Monday, December 5, 2011

Regulatory Assessment of Safety Culture—Not Made in U.S.A.

Last February, the International Atomic Energy (IAEA) hosted a four-day meeting of regulators and licensees on safety culture.*  “The general objective of the meeting [was] to establish a common opinion on how regulatory oversight of safety culture can be developed to foster safety culture.”  In fewer words, how can the regulator oversee and assess safety culture?

While no groundbreaking new methods for evaluating a nuclear organization’s safety culture were presented, the mere fact there is a perception that oversight methods need to be developed is encouraging.  In addition, outside the U.S., it appears more likely that regulators are expected to engage in safety culture oversight if not formal regulation.

Representatives from several countries made presentations.  The NRC presentation discussed the then-current status of the effort that led to the NRC safety culture policy statement announced in June.  The presentations covering Belgium, Bulgaria, Indonesia, Romania, Switzerland and Ukraine described different efforts to include safety culture assessment into licensee evaluations.

Perhaps the most interesting material was a report on an attendee survey** administered at the start of the meeting.  The survey covered “national regulatory approaches used in the oversight of safety culture.” (p.3) 18 member states completed the survey.  Following are a few key findings:

The states were split about 50-50 between having and not having regulatory requirements related to safety culture. (p. 7)  The IAEA is encouraging regulators to get more involved in evaluating safety culture and some countries are responding to that push.

To minimize subjectivity in safety culture oversight, regulators try to use oversight practices that are transparent,  understandable, objective, predictable, and both risk-informed and performance-based. (p. 13)  This is not news but it is a good thing; it means regulators are trying to use the same standards for evaluating safety culture as they use for other licensee activities.

Licensee decision-making processes are assessed using observations of work groups, probabilistic risk analysis, and during the technical inspection. (p. 15)  This seems incomplete or even weak to us.  In-depth analysis of critical decisions is necessary to reveal the underlying assumptions (the hidden, true culture) that shape decision-making.

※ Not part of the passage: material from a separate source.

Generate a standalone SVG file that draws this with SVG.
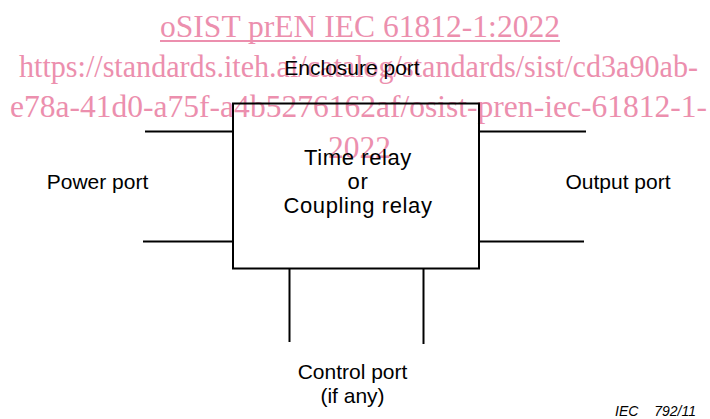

Challenges include the difficulty in giving an appropriate priority to safety in certain real-time decision making situations and the work pressure in achieving production targets/ keeping to the schedule of outages. (p. 16)  We have been pounding the drum about goal conflict for a long time and this survey finding simply confirms that the issue still exists.

Bottom Line

The meeting was generally consistent with our views.  Regulators and licensees need to focus on cultural artifacts, especially decisions and decision making, in the short run while trying to influence the underlying assumptions in the long run to reduce or eliminate the potential for unexpected negative outcomes.

**  A. Kerhoas, "Synthesis of Questionnaire Survey."